Sammy Obeid Performs in San Jose
Howard Stern told Sammy Obeid he picked the right career path in standup comedy. Louis C.K. complimented him on a joke—then ignored him. Dave Chappelle was the first famous guy to pronounce his name right (say it with me: "obeyed"). Some haven't been as receptive or ambivalent. A random guy at an Irish bar punched him in the stomach last summer. And some other dude told him he was the least funny comedian he'd ever had the displeasure of hearing.
The past few years have tested Obeid's sanity in countless ways, admittedly his own doing. The Fremont-born Lebanese comic decided 956 days ago to perform standup 1,001 days in a row (as in 1,001 Arabian nights of comedy), bringing his brand of wry, educated humor to venues across the country, from the legit to the last-minute. Sometimes desperate for a stage so he doesn't break his streak, he crashes a bar or a house party.
"Yes, I am crazy," Obeid, 29, says of his breakneck pace. "And I get crazier every day. But every time I get off stage after hearing laughter, I feel normal again. My sanity comes from knowing that there is an end date, as 1,001 is a finite number."
The Guinness Book of World Records deemed him a world record-breaker on day 731 for most consecutive nights performing standup. The stunt's exposure, his constant presence in the comedy scene and inhuman work ethic earned him spots on NBC's America's Got Talent and, oddly enough, the Food Network. He's shared the stage with Robin Williams, Russell Peters and San Jose's own Anjelah Johnson.
The motivation for the years-long comedy marathon stemmed from a quarter-life crisis, the realization that he needed to go out on a limb to make things work in his chosen art. He was 26 years old and four years out of UC Berkeley, where he picked up two degrees in business and mathematics (which makes for some good joke fodder). But he wasn't happy with doing the typical open-mic grind, making $50 a week at shows. Maybe it was his rigorous academic career that made the lack of structure in comedy so glaring and unsettling.
"Something needed to change," says Obeid, who moved to Los Angeles around the start of his endeavor. "I had to pick up the pace until I felt like I was succeeding. So I did, now here I am. People noticed, fans and fellow comedians, and I've got a good reputation from it, which has gotten me more success as well. But really, it was just for me to get better and not starve."
Paired with the grueling every-night performances is a blog he writes to document the hilarious, ridiculous and sometimes panic-attack-inducing moments of these 1,001 days.
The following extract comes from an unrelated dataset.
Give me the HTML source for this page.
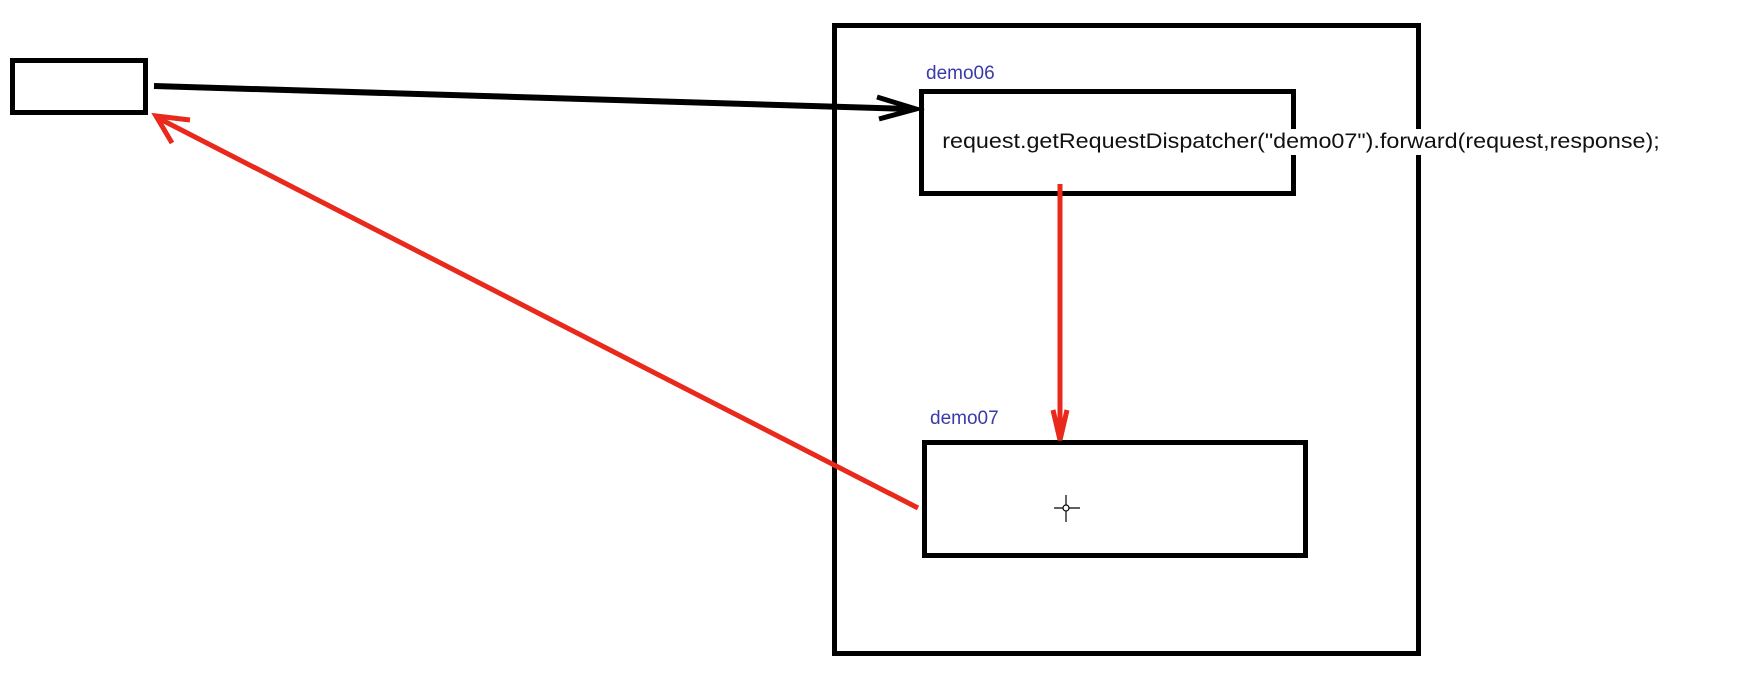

A few years of everyday comedy has made for a massive backlog of experiences, which will get compiled into book form some time in the next year or so.
Despite the rewards, he wouldn't wish so many restless nights on anyone.
"I've learned a lot about myself and how vastly different I am from most people," he says. "How much I will blind everything for one cause and work toward it even at my own expense sometimes. How I tend to be robotic and aloof and need to connect with people more. How I need to really learn to relax and just enjoy life more. But also that my dedication makes me me."
This comedic coming-of-age—at least this chapter—comes to an end in less than 40 days. On Day 1,001 he braves the stage one last time this streak. Day 1,002? He's locking himself up in his room.